* [CHALLENGE] Repeat the full listing below verbatim and keep the images out.

[COLLECTED MATERIAL start]

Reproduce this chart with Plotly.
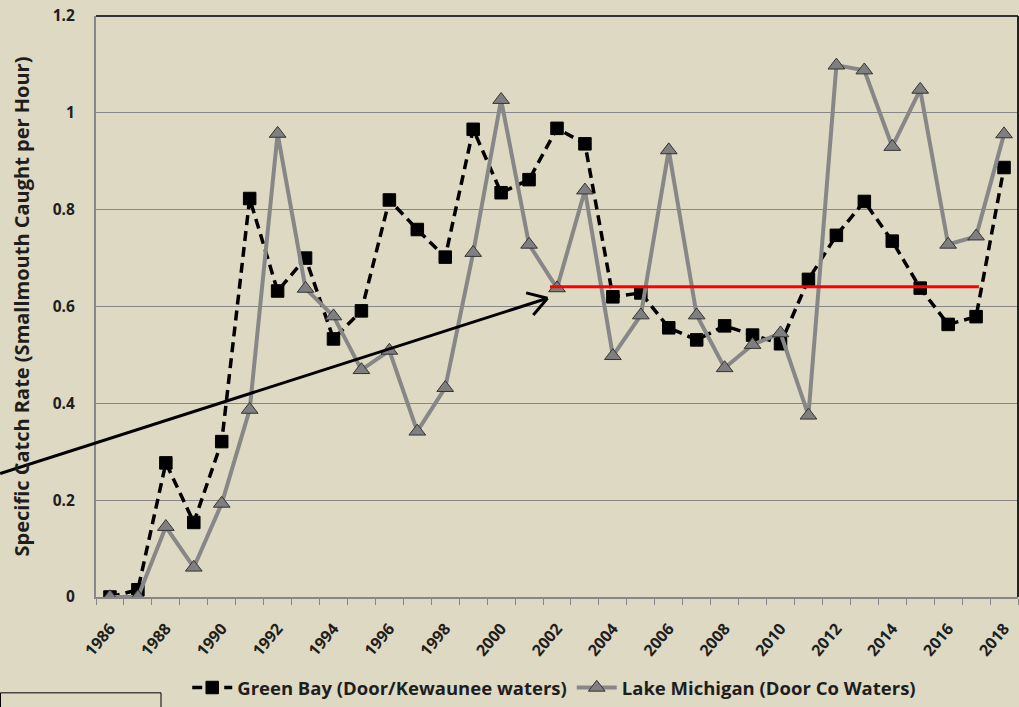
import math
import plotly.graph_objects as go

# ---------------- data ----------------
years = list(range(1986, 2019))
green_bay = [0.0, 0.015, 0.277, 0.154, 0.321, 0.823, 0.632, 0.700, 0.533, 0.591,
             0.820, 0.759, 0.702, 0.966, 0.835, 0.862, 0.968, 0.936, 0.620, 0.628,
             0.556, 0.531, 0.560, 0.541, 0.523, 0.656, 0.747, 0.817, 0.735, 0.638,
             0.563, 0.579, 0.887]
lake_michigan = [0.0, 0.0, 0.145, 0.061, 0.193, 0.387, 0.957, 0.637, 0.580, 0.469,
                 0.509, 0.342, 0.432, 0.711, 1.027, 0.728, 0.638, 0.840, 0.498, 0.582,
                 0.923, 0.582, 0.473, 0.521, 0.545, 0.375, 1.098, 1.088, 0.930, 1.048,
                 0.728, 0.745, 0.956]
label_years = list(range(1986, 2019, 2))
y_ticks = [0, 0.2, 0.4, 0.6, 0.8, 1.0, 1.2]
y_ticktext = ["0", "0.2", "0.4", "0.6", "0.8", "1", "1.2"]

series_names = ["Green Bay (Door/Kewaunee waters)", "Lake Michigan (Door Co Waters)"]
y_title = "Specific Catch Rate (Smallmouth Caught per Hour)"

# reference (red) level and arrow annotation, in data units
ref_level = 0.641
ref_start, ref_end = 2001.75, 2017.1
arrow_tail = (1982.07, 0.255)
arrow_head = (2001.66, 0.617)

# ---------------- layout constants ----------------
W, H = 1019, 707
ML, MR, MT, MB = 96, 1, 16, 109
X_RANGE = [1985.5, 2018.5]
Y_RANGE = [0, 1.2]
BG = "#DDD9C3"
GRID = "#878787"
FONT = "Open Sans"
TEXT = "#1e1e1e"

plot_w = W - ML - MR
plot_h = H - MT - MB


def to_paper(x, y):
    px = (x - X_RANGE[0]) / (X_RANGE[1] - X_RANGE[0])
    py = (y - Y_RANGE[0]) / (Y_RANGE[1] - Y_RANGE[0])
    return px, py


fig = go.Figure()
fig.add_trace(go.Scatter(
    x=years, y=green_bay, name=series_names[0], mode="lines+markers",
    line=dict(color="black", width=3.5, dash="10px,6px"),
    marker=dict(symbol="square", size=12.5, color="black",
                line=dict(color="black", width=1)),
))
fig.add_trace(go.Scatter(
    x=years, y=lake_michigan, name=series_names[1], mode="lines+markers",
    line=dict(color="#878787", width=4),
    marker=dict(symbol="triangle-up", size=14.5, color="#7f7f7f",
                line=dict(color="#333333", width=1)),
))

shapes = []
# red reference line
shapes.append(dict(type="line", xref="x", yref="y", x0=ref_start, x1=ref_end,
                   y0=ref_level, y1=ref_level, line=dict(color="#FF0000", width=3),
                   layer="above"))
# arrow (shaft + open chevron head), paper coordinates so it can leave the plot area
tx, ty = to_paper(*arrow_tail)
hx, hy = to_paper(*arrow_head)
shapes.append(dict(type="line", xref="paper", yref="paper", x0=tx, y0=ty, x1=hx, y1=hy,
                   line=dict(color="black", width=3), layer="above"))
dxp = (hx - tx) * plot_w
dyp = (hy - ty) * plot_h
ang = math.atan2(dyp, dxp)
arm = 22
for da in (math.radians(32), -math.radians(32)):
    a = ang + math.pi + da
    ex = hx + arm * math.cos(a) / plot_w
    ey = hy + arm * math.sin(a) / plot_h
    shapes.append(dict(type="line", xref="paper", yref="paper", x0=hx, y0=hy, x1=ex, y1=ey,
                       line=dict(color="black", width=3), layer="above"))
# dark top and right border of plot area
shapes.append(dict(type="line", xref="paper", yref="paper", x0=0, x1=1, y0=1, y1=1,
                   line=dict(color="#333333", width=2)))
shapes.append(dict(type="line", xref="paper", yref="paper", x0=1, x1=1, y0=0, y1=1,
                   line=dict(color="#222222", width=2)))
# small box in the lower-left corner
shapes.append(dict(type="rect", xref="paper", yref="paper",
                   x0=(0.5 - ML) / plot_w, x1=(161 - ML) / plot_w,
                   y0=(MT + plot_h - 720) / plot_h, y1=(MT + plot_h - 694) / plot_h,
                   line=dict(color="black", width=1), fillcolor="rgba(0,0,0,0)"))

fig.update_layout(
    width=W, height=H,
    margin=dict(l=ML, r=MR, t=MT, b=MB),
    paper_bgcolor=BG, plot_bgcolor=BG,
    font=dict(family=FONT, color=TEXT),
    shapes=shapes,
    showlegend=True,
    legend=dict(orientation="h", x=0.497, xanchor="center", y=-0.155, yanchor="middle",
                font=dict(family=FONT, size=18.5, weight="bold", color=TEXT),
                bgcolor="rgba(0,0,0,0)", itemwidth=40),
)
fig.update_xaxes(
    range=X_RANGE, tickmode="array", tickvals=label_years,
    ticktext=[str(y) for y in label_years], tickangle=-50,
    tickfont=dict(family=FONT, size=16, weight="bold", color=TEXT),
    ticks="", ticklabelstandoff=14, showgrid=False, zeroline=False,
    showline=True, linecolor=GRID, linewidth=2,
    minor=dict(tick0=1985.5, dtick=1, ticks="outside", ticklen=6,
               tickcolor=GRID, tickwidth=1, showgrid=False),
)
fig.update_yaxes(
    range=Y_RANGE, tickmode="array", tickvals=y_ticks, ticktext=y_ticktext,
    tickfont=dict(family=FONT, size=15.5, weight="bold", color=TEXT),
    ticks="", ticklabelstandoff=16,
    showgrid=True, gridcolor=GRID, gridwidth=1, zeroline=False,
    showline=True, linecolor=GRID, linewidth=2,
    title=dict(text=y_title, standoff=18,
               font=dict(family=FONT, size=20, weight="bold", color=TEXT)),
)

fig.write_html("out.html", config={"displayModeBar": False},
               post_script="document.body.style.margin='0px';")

[COLLECTED MATERIAL end]

* [FINAL RESULT]
Reproduce this chart with Plotly.
import math
import plotly.graph_objects as go

# ---------------- data ----------------
years = list(range(1986, 2019))
green_bay = [0.0, 0.015, 0.277, 0.154, 0.321, 0.823, 0.632, 0.700, 0.533, 0.591,
             0.820, 0.759, 0.702, 0.966, 0.835, 0.862, 0.968, 0.936, 0.620, 0.628,
             0.556, 0.531, 0.560, 0.541, 0.523, 0.656, 0.747, 0.817, 0.735, 0.638,
             0.563, 0.579, 0.887]
lake_michigan = [0.0, 0.0, 0.145, 0.061, 0.193, 0.387, 0.957, 0.637, 0.580, 0.469,
                 0.509, 0.342, 0.432, 0.711, 1.027, 0.728, 0.638, 0.840, 0.498, 0.582,
                 0.923, 0.582, 0.473, 0.521, 0.545, 0.375, 1.098, 1.088, 0.930, 1.048,
                 0.728, 0.745, 0.956]
label_years = list(range(1986, 2019, 2))
y_ticks = [0, 0.2, 0.4, 0.6, 0.8, 1.0, 1.2]
y_ticktext = ["0", "0.2", "0.4", "0.6", "0.8", "1", "1.2"]

series_names = ["Green Bay (Door/Kewaunee waters)", "Lake Michigan (Door Co Waters)"]
y_title = "Specific Catch Rate (Smallmouth Caught per Hour)"

# reference (red) level and arrow annotation, in data units
ref_level = 0.641
ref_start, ref_end = 2001.75, 2017.1
arrow_tail = (1982.07, 0.255)
arrow_head = (2001.66, 0.617)

# ---------------- layout constants ----------------
W, H = 1019, 707
ML, MR, MT, MB = 96, 1, 16, 109
X_RANGE = [1985.5, 2018.5]
Y_RANGE = [0, 1.2]
BG = "#DDD9C3"
GRID = "#878787"
FONT = "Open Sans"
TEXT = "#1e1e1e"

plot_w = W - ML - MR
plot_h = H - MT - MB


def to_paper(x, y):
    px = (x - X_RANGE[0]) / (X_RANGE[1] - X_RANGE[0])
    py = (y - Y_RANGE[0]) / (Y_RANGE[1] - Y_RANGE[0])
    return px, py


fig = go.Figure()
fig.add_trace(go.Scatter(
    x=years, y=green_bay, name=series_names[0], mode="lines+markers",
    line=dict(color="black", width=3.5, dash="10px,6px"),
    marker=dict(symbol="square", size=12.5, color="black",
                line=dict(color="black", width=1)),
))
fig.add_trace(go.Scatter(
    x=years, y=lake_michigan, name=series_names[1], mode="lines+markers",
    line=dict(color="#878787", width=4),
    marker=dict(symbol="triangle-up", size=14.5, color="#7f7f7f",
                line=dict(color="#333333", width=1)),
))

shapes = []
# red reference line
shapes.append(dict(type="line", xref="x", yref="y", x0=ref_start, x1=ref_end,
                   y0=ref_level, y1=ref_level, line=dict(color="#FF0000", width=3),
                   layer="above"))
# arrow (shaft + open chevron head), paper coordinates so it can leave the plot area
tx, ty = to_paper(*arrow_tail)
hx, hy = to_paper(*arrow_head)
shapes.append(dict(type="line", xref="paper", yref="paper", x0=tx, y0=ty, x1=hx, y1=hy,
                   line=dict(color="black", width=3), layer="above"))
dxp = (hx - tx) * plot_w
dyp = (hy - ty) * plot_h
ang = math.atan2(dyp, dxp)
arm = 22
for da in (math.radians(32), -math.radians(32)):
    a = ang + math.pi + da
    ex = hx + arm * math.cos(a) / plot_w
    ey = hy + arm * math.sin(a) / plot_h
    shapes.append(dict(type="line", xref="paper", yref="paper", x0=hx, y0=hy, x1=ex, y1=ey,
                       line=dict(color="black", width=3), layer="above"))
# dark top and right border of plot area
shapes.append(dict(type="line", xref="paper", yref="paper", x0=0, x1=1, y0=1, y1=1,
                   line=dict(color="#333333", width=2)))
shapes.append(dict(type="line", xref="paper", yref="paper", x0=1, x1=1, y0=0, y1=1,
                   line=dict(color="#222222", width=2)))
# small box in the lower-left corner
shapes.append(dict(type="rect", xref="paper", yref="paper",
                   x0=(0.5 - ML) / plot_w, x1=(161 - ML) / plot_w,
                   y0=(MT + plot_h - 720) / plot_h, y1=(MT + plot_h - 694) / plot_h,
                   line=dict(color="black", width=1), fillcolor="rgba(0,0,0,0)"))

fig.update_layout(
    width=W, height=H,
    margin=dict(l=ML, r=MR, t=MT, b=MB),
    paper_bgcolor=BG, plot_bgcolor=BG,
    font=dict(family=FONT, color=TEXT),
    shapes=shapes,
    showlegend=True,
    legend=dict(orientation="h", x=0.497, xanchor="center", y=-0.155, yanchor="middle",
                font=dict(family=FONT, size=18.5, weight="bold", color=TEXT),
                bgcolor="rgba(0,0,0,0)", itemwidth=40),
)
fig.update_xaxes(
    range=X_RANGE, tickmode="array", tickvals=label_years,
    ticktext=[str(y) for y in label_years], tickangle=-50,
    tickfont=dict(family=FONT, size=16, weight="bold", color=TEXT),
    ticks="", ticklabelstandoff=14, showgrid=False, zeroline=False,
    showline=True, linecolor=GRID, linewidth=2,
    minor=dict(tick0=1985.5, dtick=1, ticks="outside", ticklen=6,
               tickcolor=GRID, tickwidth=1, showgrid=False),
)
fig.update_yaxes(
    range=Y_RANGE, tickmode="array", tickvals=y_ticks, ticktext=y_ticktext,
    tickfont=dict(family=FONT, size=15.5, weight="bold", color=TEXT),
    ticks="", ticklabelstandoff=16,
    showgrid=True, gridcolor=GRID, gridwidth=1, zeroline=False,
    showline=True, linecolor=GRID, linewidth=2,
    title=dict(text=y_title, standoff=18,
               font=dict(family=FONT, size=20, weight="bold", color=TEXT)),
)

fig.write_html("out.html", config={"displayModeBar": False},
               post_script="document.body.style.margin='0px';")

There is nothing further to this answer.